Color can also be a problem, as stage lighting is generally tungsten-generated and thus quite warm, or yellow, in appearance. But colored lighting generates mood, so often it would be wrong to adjust to perfect white. For example, the balcony scene in Romeo and Juliet is a night scene lit by “moonlight. This is created with soft blue stage lighting and it would be wrong to “correct” white costumes back to pure white in an image which tries to relay the mood of this scene.
Also, as stages are wider than a camera’s normal aspect ratio (width to height) the photographer tends to focus on just one or two dancers rather than the full stage. So the questions arise: How close to shoot? What to frame? Full bodies or close ups? Mid leap or top of kick? And it’s important that we always show only a perfect foot position, pointed and over the box.
‣ Are there any choreographers that you particularly like to photograph?

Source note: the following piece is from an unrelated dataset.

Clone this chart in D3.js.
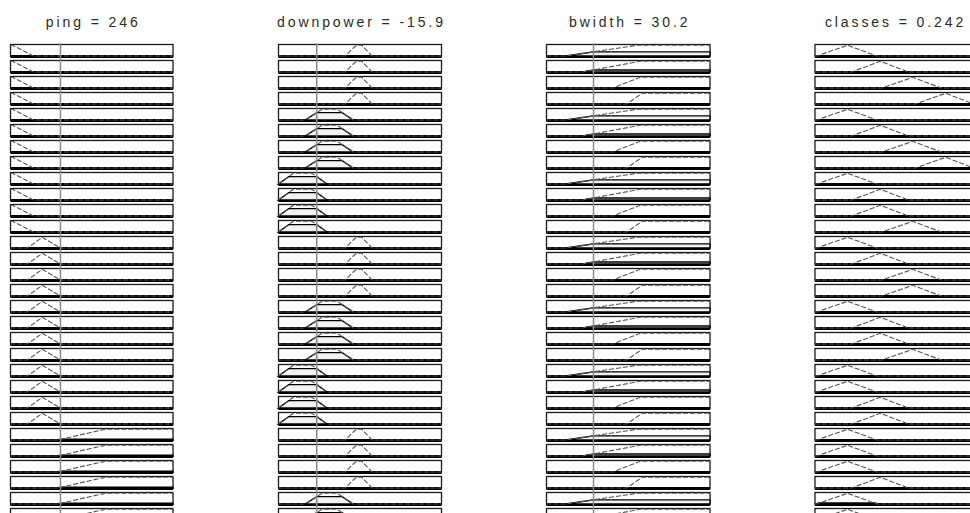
<!DOCTYPE html>
<html>
<head>
<meta charset="utf-8">
<script src="https://cdn.jsdelivr.net/npm/d3@7"></script>
<style>
  html, body { margin: 0; padding: 0; background: #fff; }
  svg { display: block; }
  .title { font-family: "Liberation Sans", Arial, sans-serif; font-size: 14px; fill: #2a2a2a; letter-spacing: 2.9px; }
</style>
</head>
<body>
<svg id="chart" width="970" height="513"></svg>
<script>
// variables of the fuzzy system, shown as column titles
const VAR_NAMES = ['ping', 'downpower', 'bwidth', 'classes'];
const VAR_LABELS = ['246', '-15.9', '30.2', '0.242'];
const INPUT_VALUES = [246, -15.9, 30.2];
const RANGES = [[0, 800], [-22, 4], [0, 105], [0, 1]];

// membership functions, trapezoids [a, b, c, d]
const PING_MF = [[0, 0, 10, 113], [83, 157, 157, 245], [231, 466, 800, 800]];
const DOWNPOWER_MF = [[-11.4, -9.6, -8.7, -7.1], [-17.75, -15.05, -12.65, -10.1], [-22, -19.65, -16.65, -14.25]];
const BWIDTH_MF = [[12.4, 58.1, 105, 105], [23.3, 60, 105, 105], [42.6, 60, 105, 105], [51.6, 61.3, 105, 105]];
const CLASSES_MF = [[0.01, 0.2, 0.2, 0.38], [0.225, 0.4, 0.4, 0.575], [0.41, 0.6, 0.6, 0.775], [0.615, 0.8, 0.8, 0.975]];

// rule base: which MF of each variable a rule uses
const RULE_PING      = [0,0,0,0,0,0,0,0,0,0,0,0, 1,1,1,1,1,1,1,1,1,1,1,1, 2,2,2,2,2,2,2,2,2,2,2,2];
const RULE_DOWNPOWER = [0,0,0,0,1,1,1,1,2,2,2,2, 0,0,0,0,1,1,1,1,2,2,2,2, 0,0,0,0,1,1,1,1,2,2,2,2];
const RULE_BWIDTH    = [0,1,2,3,0,1,2,3,0,1,2,3, 0,1,2,3,0,1,2,3,0,1,2,3, 0,1,2,3,0,1,2,3,0,1,2,3];
const RULE_CLASSES   = [0,1,2,3,0,1,2,3,0,1,1,2, 0,1,2,2,0,1,1,2,0,0,1,1, 0,0,0,1,0,0,1,1,0,0,0,1];

const MFS = [PING_MF, DOWNPOWER_MF, BWIDTH_MF, CLASSES_MF];
const RULES = [RULE_PING, RULE_DOWNPOWER, RULE_BWIDTH, RULE_CLASSES];

// layout
const COL_X = [[10.5, 173], [278.5, 441.5], [546.5, 710], [815, 978]];
const ROW_TOP = 44.5, ROW_STEP = 16, BOX_H = 12;

function trap(x, [a, b, c, d]) {
  if (x < a || x > d) return 0;
  if (x < b) return b === a ? 1 : (x - a) / (b - a);
  if (x <= c) return 1;
  return d === c ? 1 : (d - x) / (d - c);
}

// breakpoints of min(mf, cap) inside [lo, hi]
function shape(mf, lo, hi, cap) {
  const [a, b, c, d] = mf;
  let xs = [lo, hi, a, b, c, d];
  if (cap < 1) xs.push(a + cap * (b - a), d - cap * (d - c));
  xs = Array.from(new Set(xs.filter(x => x >= lo && x <= hi))).sort((p, q) => p - q);
  return xs.map(x => [x, Math.min(trap(x, mf), cap)]);
}

const svg = d3.select('#chart');
const rowY = d3.scaleLinear().domain([0, 1]).range([ROW_TOP, ROW_TOP + ROW_STEP]);
const rows = d3.range(RULE_PING.length);

// firing degree of each input MF at the input value
const degrees = INPUT_VALUES.map((v, k) => MFS[k].map(mf => trap(v, mf)));
const firing = rows.map(i => d3.min(INPUT_VALUES, (v, k) => degrees[k][RULES[k][i]]));

VAR_NAMES.forEach((name, k) => {
  const [x0, x1] = COL_X[k];
  const [lo, hi] = RANGES[k];
  const x = d3.scaleLinear().domain(RANGES[k]).range([x0, x1]);
  const g = svg.append('g');

  g.append('text').attr('class', 'title')
    .attr('x', (x0 + x1) / 2 + (k === 3 ? -1 : 1.5)).attr('y', 26.5)
    .attr('text-anchor', 'middle')
    .text(`${name} = ${VAR_LABELS[k]}`);

  rows.forEach(i => {
    const top = rowY(i);
    const y = d3.scaleLinear().domain([0, 1]).range([top + BOX_H - 0.5, top + 0.8]);
    const mf = MFS[k][RULES[k][i]];
    const cell = g.append('g');

    cell.append('rect')
      .attr('x', x0).attr('y', top).attr('width', x1 - x0).attr('height', BOX_H)
      .attr('fill', '#fff').attr('stroke', '#1a1a1a').attr('stroke-width', 1.3);
    cell.append('line')
      .attr('x1', x0).attr('x2', x1).attr('y1', top + BOX_H).attr('y2', top + BOX_H)
      .attr('stroke', '#000').attr('stroke-width', 2.8);

    const line = d3.line().x(p => x(p[0])).y(p => y(p[1]));
    const isOutput = k === 3;
    const cap = isOutput ? firing[i] : degrees[k][RULES[k][i]];

    if (isOutput || cap > 0) {
      const sLo = Math.max(lo, mf[0]), sHi = Math.min(hi, mf[3]);
      const pts = shape(mf, sLo, sHi, cap);
      const poly = [[sLo, 0], ...pts, [sHi, 0]];
      cell.append('path')
        .attr('d', line(poly) + 'Z')
        .attr('fill', isOutput ? '#000' : '#f4f4f4')
        .attr('stroke', '#000').attr('stroke-width', isOutput ? 2 : 1.4);
    }

    cell.append('path')
      .attr('d', line(shape(mf, lo, hi, 1)))
      .attr('fill', 'none').attr('stroke', '#555').attr('stroke-width', 1.1)
      .attr('stroke-dasharray', '5,2');
  });

  if (k < 3) {
    g.append('line')
      .attr('x1', x(INPUT_VALUES[k])).attr('x2', x(INPUT_VALUES[k]))
      .attr('y1', ROW_TOP - 1).attr('y2', 513)
      .attr('stroke', '#8a8a8a').attr('stroke-width', 1.5);
  }
});
</script>
</body>
</html>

Of course, Balanchine, who once said “ballet is woman”. His style accentuates extended lines. He chose dancers based on their ability to present drama and emotion in an intelligent and pleasing way. For example, there are hundreds of arabesques and it’s up to me to gauge which one the dancer looks most natural doing.
As far as the other dance genres, Bob Fosse as his choreography incorporates articulation of dancers’ joints, especially arms and fingers, like no one else. Michelle Dorrance for tap; she makes it fun. And several hip hop dancers and choreographers like Little Buck with his incredible athleticism. And Martha Graham, of course. Her choreography encourages the body to move in exaggerated patterns as gravity dictates.
‣ What about favorite roles?
The snake in Ballet X’s Little Prince is one of my many favorite roles to photograph; I love watching how classical dance can integrate into modern.
Also Snow and Coffee in The Nutcracker. The Dying Swan, Firebird, Juliet, the Wilies… the list is quite long.